Fredriksson’s double-bill Ecdysis | Soft Palate landed at Dancing on the Edge last summer, where audiences were blown away by an LED spine-exoskeleton costume piece designed by Bob Pritchard of the UBC School of Music. Fascinating technological costumes are a recurring theme for both her and Lee.

“Something Nancy and I have in common is we like to work with complex and restrictive costumes that affect the body,” Fredriksson says. “This just keeps on coming up for both of us in our work, together and separate. And I really love that as a limitation.”

In OSMOSi, Lee’s costume by Adam-Lin Bungag allows them to personify a subroutine, which they compare to a factory worker whose value is tied only to an ability to work. Ultimately, the piece paints a bigger picture of mass tech layoffs, invasive algorithms, and a society over-dependent on technology.

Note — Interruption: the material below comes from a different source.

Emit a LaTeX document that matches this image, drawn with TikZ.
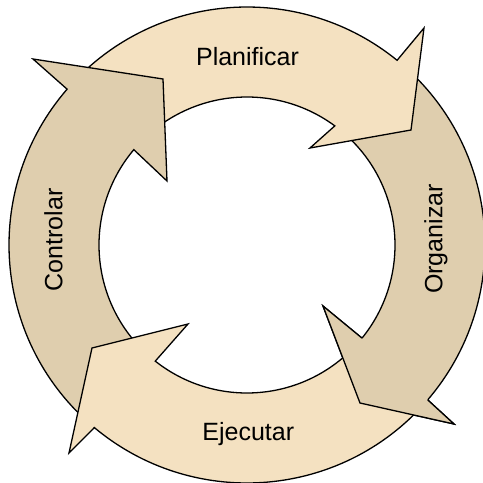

“I’m just trying to offer some different perspectives, and a place where we can find some kind of solidarity as well,” Lee says. “Because this world is also so divisive, you know? Everyone’s trying to separate people into different silos, into different identities, into different niches. But at the end of the day, it’s like if you’re not a billionaire, you’re working. You’re still paying rent, you’re still paying a mortgage, you’re still trying to figure out what you’re going to do for retirement. And we’re just better and stronger together, with more class consciousness.”